Now I must go back to the boring book I must finish before I get to move on to the more fun one about the LEISA network., and then watch the Ghandi movie with J. Lots of love to you all.

Fear of the dark

september 8, 2009

I spend most of my days riding on statistics and falling back on sleek expressions. I read to enlighten, pardon, inform myself of the current state of affairs. I make choices, sometimes difficult ones, trying to become a better person who use my allotment on this planet of ours to Do Good.

And indeed I learn. I develop. I change. I feel good about it. I don’t allow myself to feel that I’m in any way better, mind, but I certainly feel good about myself and the path I am treading.

Most times.

Some times even the most positive mind feels gloomy, despite it’s surroundings. Sometimes things can seem rather dark, even in the fullest of light.

However most times a tiny speck of joy seeps through, such as today’s wonderful article in the Independent. Not great news perhaps, but at least it’s IN the news.
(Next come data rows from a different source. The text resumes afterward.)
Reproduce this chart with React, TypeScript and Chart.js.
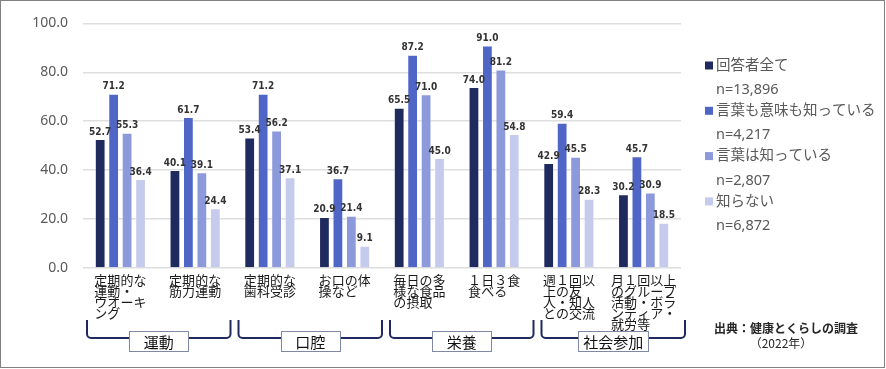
import React, { useEffect, useRef } from "react";
import { Chart, registerables } from "chart.js";

Chart.register(...registerables);

const categoryLabels: string[][] = [
  ["定期的な", "運動・", "ウオーキ", "ング"],
  ["定期的な", "筋力運動"],
  ["定期的な", "歯科受診"],
  ["お口の体", "操など"],
  ["毎日の多", "様な食品", "の摂取"],
  ["１日３食", "食べる"],
  ["週１回以", "上の友", "人・知人", "との交流"],
  ["月１回以上", "のグループ", "活動・ボラ", "ンティア・", "就労等"],
];

const groupNames = ["運動", "口腔", "栄養", "社会参加"];
const groupSpans: [number, number][] = [
  [0, 1],
  [2, 3],
  [4, 5],
  [6, 7],
];

const seriesNames = ["回答者全て", "言葉も意味も知っている", "言葉は知っている", "知らない"];
const seriesN = ["n=13,896", "n=4,217", "n=2,807", "n=6,872"];

const allRespondents = [52.7, 40.1, 53.4, 20.9, 65.5, 74.0, 42.9, 30.2];
const knowWordAndMeaning = [71.2, 61.7, 71.2, 36.7, 87.2, 91.0, 59.4, 45.7];
const knowWordOnly = [55.3, 39.1, 56.2, 21.4, 71.0, 81.2, 45.5, 30.9];
const dontKnow = [36.4, 24.4, 37.1, 9.1, 45.0, 54.8, 28.3, 18.5];

const yTicks = [0, 20, 40, 60, 80, 100];

const sourceLines = ["出典：健康とくらしの調査", "（2022年）"];

const colors = ["#1f2a5f", "#4f66c6", "#8c99da", "#c5cbec"];

const overlayPlugin = {
  id: "overlay",
  afterDraw(chart: any) {
    const ctx = chart.ctx as CanvasRenderingContext2D;
    const xScale = chart.scales.x;
    const area = chart.chartArea;
    ctx.save();

    // data labels
    ctx.font = "bold 10px 'Liberation Sans Narrow', 'DejaVu Sans Condensed', sans-serif";
    ctx.fillStyle = "#333333";
    ctx.textAlign = "center";
    ctx.textBaseline = "bottom";
    chart.data.datasets.forEach((ds: any, di: number) => {
      const meta = chart.getDatasetMeta(di);
      meta.data.forEach((bar: any, i: number) => {
        const v = ds.data[i] as number;
        ctx.fillText(v.toFixed(1), bar.x, bar.y - 2);
      });
    });

    // category labels (lines left-aligned in a centered block)
    ctx.font = "13px 'Noto Sans CJK JP', sans-serif";
    ctx.fillStyle = "#1a1a1a";
    ctx.textAlign = "left";
    ctx.textBaseline = "middle";
    categoryLabels.forEach((lines, i) => {
      const cx = xScale.getPixelForValue(i);
      let maxW = 0;
      lines.forEach((l) => (maxW = Math.max(maxW, ctx.measureText(l).width)));
      const sx = cx - maxW / 2;
      lines.forEach((l, k) => {
        ctx.fillText(l, sx, area.bottom + 12 + k * 11);
      });
    });

    // group brackets
    const catW = (area.right - area.left) / categoryLabels.length;
    groupSpans.forEach((span, g) => {
      const left = xScale.getPixelForValue(span[0]) - catW / 2 + 4 + g * 2;
      const right = xScale.getPixelForValue(span[1]) + catW / 2 - 2 + g * 2;
      const top = area.bottom + 52;
      const yLine = area.bottom + 70;
      const r = 4;
      ctx.strokeStyle = "#1f2a5f";
      ctx.lineWidth = 2;
      ctx.beginPath();
      ctx.moveTo(left, top);
      ctx.lineTo(left, yLine - r);
      ctx.arcTo(left, yLine, left + r, yLine, r);
      ctx.lineTo(right - r, yLine);
      ctx.arcTo(right, yLine, right, yLine - r, r);
      ctx.lineTo(right, top);
      ctx.stroke();

      ctx.font = "15px 'Noto Sans CJK JP', sans-serif";
      const tw = ctx.measureText(groupNames[g]).width;
      const bw = Math.max(59, tw + 10);
      const cx = (left + right) / 2;
      const bx = Math.round(cx - bw / 2) + 0.5;
      const by = area.bottom + 63.5;
      ctx.fillStyle = "#ffffff";
      ctx.fillRect(bx, by, bw, 20);
      ctx.strokeStyle = "#8088a8";
      ctx.lineWidth = 1;
      ctx.strokeRect(bx, by, bw, 20);
      ctx.fillStyle = "#111111";
      ctx.textAlign = "center";
      ctx.textBaseline = "middle";
      ctx.fillText(groupNames[g], cx, by + 10.5);
    });

    // legend
    const lx = area.right + 24;
    const itemY0 = 65.5;
    const pitch = 45.3;
    seriesNames.forEach((name, i) => {
      const y = itemY0 + i * pitch;
      ctx.fillStyle = colors[i];
      ctx.fillRect(lx, y - 4, 8, 8);
      ctx.font = "14.5px 'Noto Sans', 'Noto Sans CJK JP', sans-serif";
      ctx.fillStyle = "#595959";
      ctx.textAlign = "left";
      ctx.textBaseline = "middle";
      ctx.fillText(name, lx + 11, y);
      ctx.fillText(seriesN[i], lx + 11, y + 24.5);
    });

    // source
    ctx.fillStyle = "#262626";
    ctx.textAlign = "center";
    ctx.textBaseline = "middle";
    ctx.font = "bold 12px 'Noto Sans CJK JP', sans-serif";
    ctx.fillText(sourceLines[0], 786, area.bottom + 60);
    ctx.font = "12px 'Noto Sans CJK JP', sans-serif";
    ctx.fillText(sourceLines[1], 781, area.bottom + 75);

    ctx.restore();
  },
};

export default function App() {
  const canvasRef = useRef<HTMLCanvasElement | null>(null);

  useEffect(() => {
    if (!canvasRef.current) return;
    const chart = new Chart(canvasRef.current, {
      type: "bar",
      data: {
        labels: categoryLabels.map((l) => l.join("")),
        datasets: [allRespondents, knowWordAndMeaning, knowWordOnly, dontKnow].map((d, i) => ({
          label: seriesNames[i],
          data: d,
          backgroundColor: colors[i],
          borderColor: "rgba(255,255,255,0.35)",
          borderWidth: 1,
          barPercentage: 0.8,
          categoryPercentage: 0.72,
        })),
      },
      options: {
        responsive: false,
        animation: false,
        devicePixelRatio: 1,
        layout: { padding: { left: 0, right: 205, top: 17, bottom: 101 } },
        plugins: {
          legend: { display: false },
          tooltip: { enabled: false },
        },
        scales: {
          x: {
            grid: { display: false, drawTicks: false },
            border: { display: false },
            ticks: { display: false },
          },
          y: {
            min: 0,
            max: 100,
            afterBuildTicks: (scale: any) => {
              scale.ticks = yTicks.map((v) => ({ value: v }));
            },
            afterFit: (scale: any) => {
              scale.width = 83;
            },
            grid: { color: "#dedede", lineWidth: 1.5, drawTicks: false },
            border: { display: false },
            ticks: {
              padding: 15,
              color: "#595959",
              font: { family: "'Noto Sans', sans-serif", size: 14 },
              callback: (v: any) => Number(v).toFixed(1),
            },
          },
        },
      },
      plugins: [overlayPlugin],
    });
    return () => chart.destroy();
  }, []);

  return (
    <div style={{ position: "fixed", left: 0, top: 0, width: 886, height: 369, background: "#fff" }}>
      <canvas ref={canvasRef} width={886} height={369} style={{ display: "block" }} />
      <div
        style={{
          position: "absolute",
          left: 0,
          top: 0,
          width: 885,
          height: 368,
          boxSizing: "border-box",
          border: "1px solid #808080",
          pointerEvents: "none",
        }}
      />
    </div>
  );
}
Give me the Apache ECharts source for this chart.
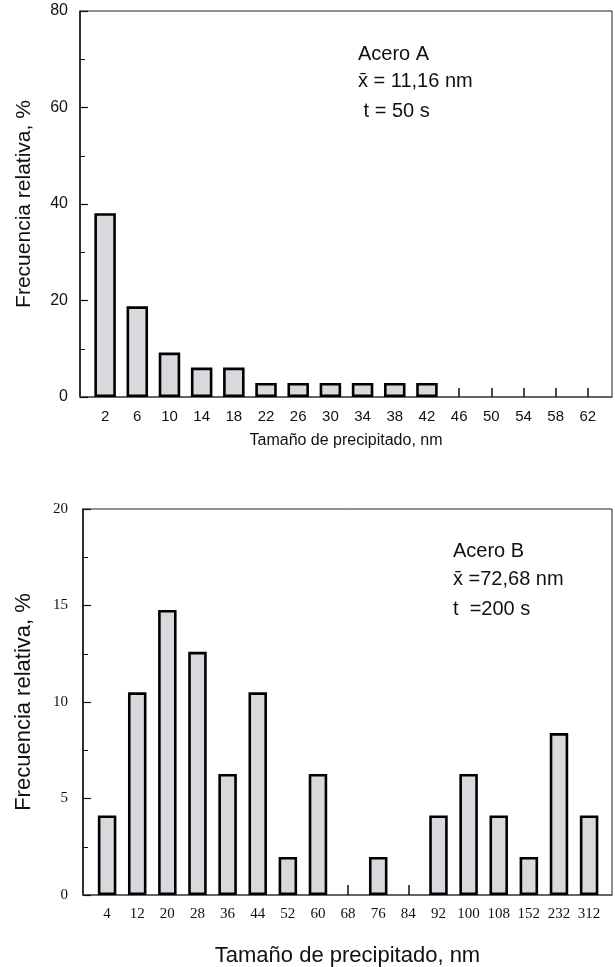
<!DOCTYPE html>
<html>
<head>
<meta charset="utf-8">
<script src="https://cdn.jsdelivr.net/npm/echarts@6/dist/echarts.min.js"></script>
<style>
  html, body { margin: 0; padding: 0; background: #fff; }
  #chart { width: 615px; height: 967px; }
</style>
</head>
<body>
<div id="chart"></div>
<script>
// Acero A (t = 50 s)
var sizesA = ['2', '6', '10', '14', '18', '22', '26', '30', '34', '38', '42', '46', '50', '54', '58', '62']
var freqA = [38.1, 18.8, 9.2, 6.1, 6.1, 2.9, 2.9, 2.9, 2.9, 2.9, 2.9, 0, 0, 0, 0, 0]
var yTicksA = [0, 20, 40, 60, 80]

// Acero B (t = 200 s)
var sizesB = ['4', '12', '20', '28', '36', '44', '52', '60', '68', '76', '84', '92', '100', '108', '152', '232', '312']
var freqB = [4.12, 10.5, 14.77, 12.6, 6.27, 10.5, 1.97, 6.27, 0, 1.97, 0, 4.12, 6.27, 4.12, 1.97, 8.39, 4.12]
var yTicksB = [0, 5, 10, 15, 20]

var notesA = ['Acero A', 'x\u0304 = 11,16 nm', ' t = 50 s']
var notesB = ['Acero B', 'x\u0304 =72,68 nm', 't  =200 s']

var SANS = 'Liberation Sans, Arial, sans-serif'
var SERIF = 'Liberation Serif, Times New Roman, serif'

function idx(list) {
  return list.map(function (_, i) { return i })
}
function pairs(vals) {
  // cero = sin barra
  return vals.map(function (v, i) { return v > 0 ? [i, v] : null }).filter(Boolean)
}

function xAxisCfg(gridIndex, cats, min, max, font, size, name, nameSize, nameGap, tickLen) {
  return {
    type: 'value', gridIndex: gridIndex, min: min, max: max,
    axisLine: { show: true, onZero: false, lineStyle: { color: '#555', width: 1.5 } },
    axisTick: { show: true, inside: true, length: tickLen, customValues: idx(cats), lineStyle: { color: '#111', width: 1.5 } },
    axisLabel: {
      customValues: idx(cats), margin: 12,
      formatter: function (v) { return cats[Math.round(v)] },
      color: '#111', fontFamily: font, fontSize: size
    },
    splitLine: { show: false },
    name: name, nameLocation: 'middle', nameGap: nameGap,
    nameTextStyle: { fontFamily: SANS, fontSize: nameSize, color: '#111' }
  }
}

function yAxisCfg(gridIndex, ticks, font, size, nameSize, nameGap, margin) {
  return {
    type: 'value', gridIndex: gridIndex, min: ticks[0], max: ticks[ticks.length - 1],
    interval: ticks[1] - ticks[0],
    axisLine: { show: true, onZero: false, lineStyle: { color: '#111', width: 1.5 } },
    axisTick: { show: true, inside: true, length: 8, lineStyle: { color: '#111', width: 1.2 } },
    minorTick: { show: true, splitNumber: 2, length: 5, lineStyle: { color: '#111', width: 1 } },
    axisLabel: { color: '#111', fontFamily: font, fontSize: size, margin: margin },
    splitLine: { show: false },
    name: 'Frecuencia relativa, %', nameLocation: 'middle', nameGap: nameGap, nameRotate: 90,
    nameTextStyle: { fontFamily: SANS, fontSize: nameSize, color: '#111' }
  }
}

function noteTexts(lines, left, tops) {
  return lines.map(function (t, i) {
    return {
      type: 'text', left: left[i], top: tops[i],
      style: { text: t, fontFamily: SANS, fontSize: 20, fill: '#111' }
    }
  })
}

var chart = echarts.init(document.getElementById('chart'), null, { renderer: 'canvas' })

var barStyle = { color: '#d8d9dd', borderColor: '#000', borderWidth: 2.6 }

chart.setOption({
  animation: false,
  backgroundColor: '#fff',
  grid: [
    { left: 80, top: 11, right: 3, bottom: 570, show: true, borderColor: '#222', borderWidth: 1, outerBoundsMode: 'none' },
    { left: 83, top: 509, right: 3, bottom: 72, show: true, borderColor: '#222', borderWidth: 1, outerBoundsMode: 'none' }
  ],
  xAxis: [
    xAxisCfg(0, sizesA, -0.78, 15.75, SANS, 15, 'Tamaño de precipitado, nm', 16, 36, 9),
    xAxisCfg(1, sizesB, -0.8, 16.76, SERIF, 15, 'Tamaño de precipitado, nm', 22, 50, 10)
  ],
  yAxis: [
    yAxisCfg(0, yTicksA, SANS, 16, 21, 45, 12),
    yAxisCfg(1, yTicksB, SERIF, 15, 22, 48, 15)
  ],
  series: [
    { type: 'bar', xAxisIndex: 0, yAxisIndex: 0, data: pairs(freqA), barWidth: 21.5, itemStyle: barStyle },
    { type: 'bar', xAxisIndex: 1, yAxisIndex: 1, data: pairs(freqB), barWidth: 18.5, itemStyle: barStyle }
  ],
  graphic: noteTexts(notesA, [358, 358, 358], [44, 71, 101])
    .concat(noteTexts(notesB, [453, 453, 453], [541, 569, 599]))
})
</script>
</body>
</html>
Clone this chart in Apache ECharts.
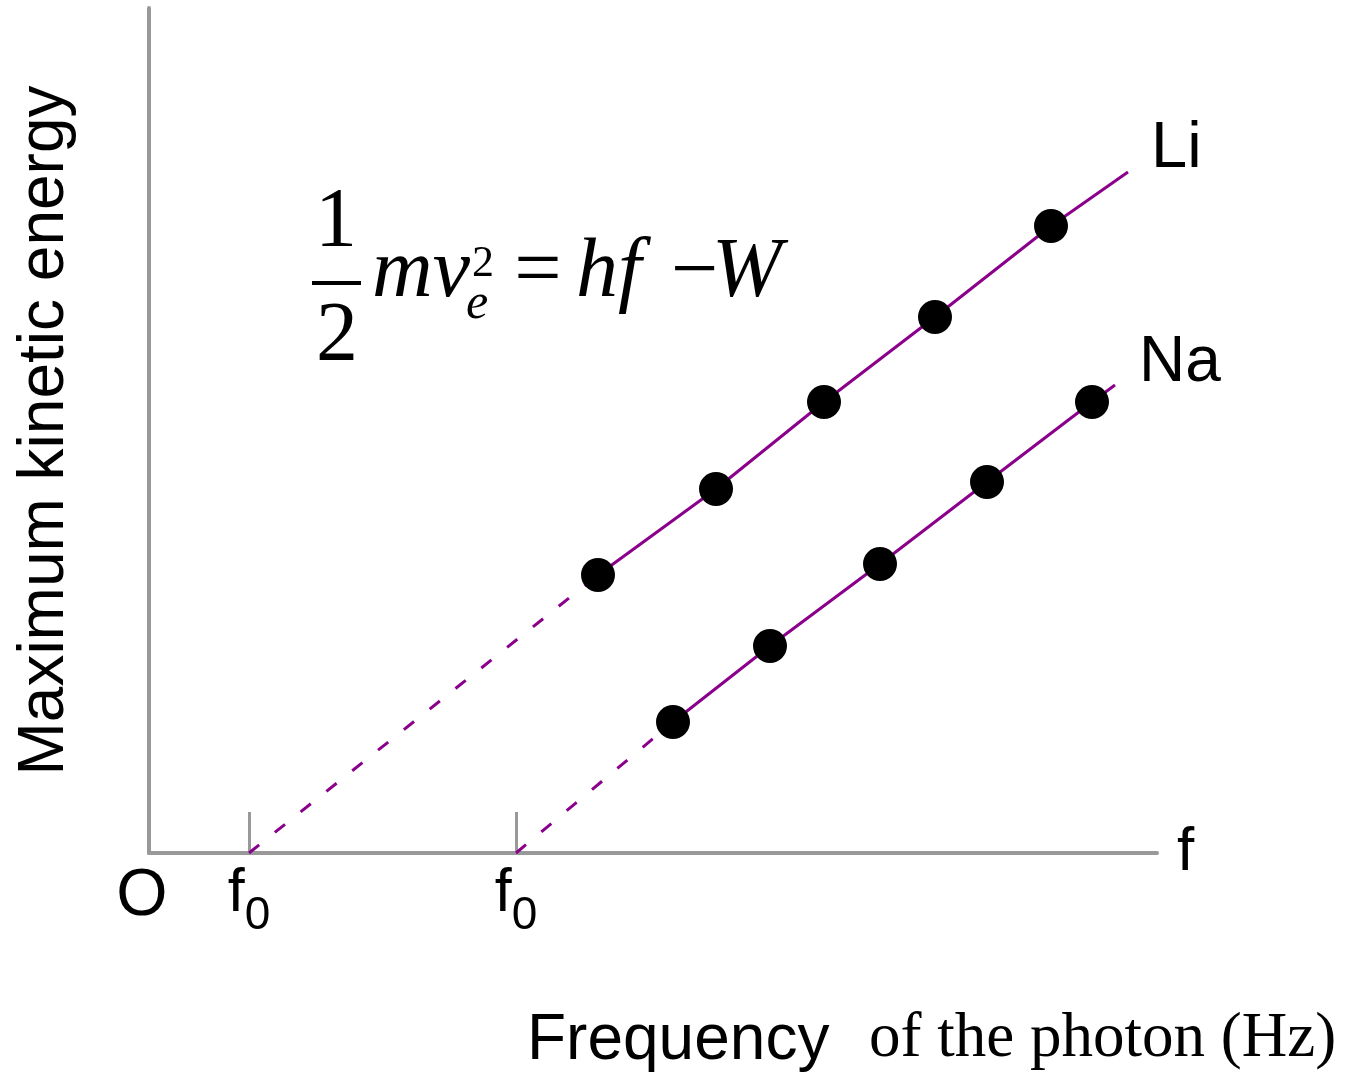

And sometimes, it feels great to just be alive, and feel that I too am part of this wonderful planet of ours.

And, on top of it all, a great sense of belonging:

Fonts do matter

september 4, 2009

”What’s new in the land of Sweden?” I hear you ask (not).

A few pickings would be the decision to use tax payers’ money to build a motorway which will bypass Stockholm, saving commuters half an hour at least… at a cost of at least 27 billion SEK. Apparently this road has been discussed and argued over for about 40 years. Sounds like a great time to finally build it, a sort of tarmac celebration of peak oil, financial crisis and climate change… a really expensive memorial.

IKEA has decided to change font in their UK catalogues, causing the Guardian’s Simon Garfield to slate the swap from Futura to Verdana. See? These things do matter to a lot of people…

Swedish tabloid Aftonbladet recently published an article about the Israeli selling organs from Palestinians on the black market in the US, causing an absolute outrage in Israel and consequently an apology from the Swedish embassy in Israel… we truly are the flagholders of Freddom of Speech, aren’t we? Others know how to, and dare to, hit where it really hurts…

Sweden will soon be the chair of the EU.

Umm… and what else?

Anna Odell is someone frequent in Swedish media at the moment, as she is currently in court. As part of an art installation she faked a psychosis on a bridge in Stockholm and subsequently was ”taken in”. She was pumped with drugs, tied to a bed and taken in forced custody at a mental asylum somewhere in Sweden. I’m going to drop her an email and ask her to look into the devastation caused by EU farming subsidies to third world peasant farmers as her next project.

And last but not least… the mystery of Arctic Sea! A ship that was hijacked outside Gotland (off the Swedish coast) turned up in Russia after having frequented the media for some time (where is it?). Under strange circumstances the ships’ crew are silent, Russia is silent but one thing has been observed: ”the ship was laying too low in harbour to have a freight of only timber”… Theories of nuclear weapons has therefore risen.

Sara’s news are as follows: technology bit finished, theory starting Monday. I am certainly back with the Mac and feel confident that even I will be able to produce somethign that looks sleek and representative at the end of my journey, but I can’t wait to bury myself in books (first: Guns, Germs and Steel) and get into this whole going to India to explore sustainable agriculture bit. I went into Stockholm last Tuesday to do some filming and also managed to squeeze ina brief encounter with lovely S, who cured my technology angst and even agreed to lend me an SLR… sometimes sensibility has to come from outside! I’m feeling more at home on the island and also in myself as a Swede.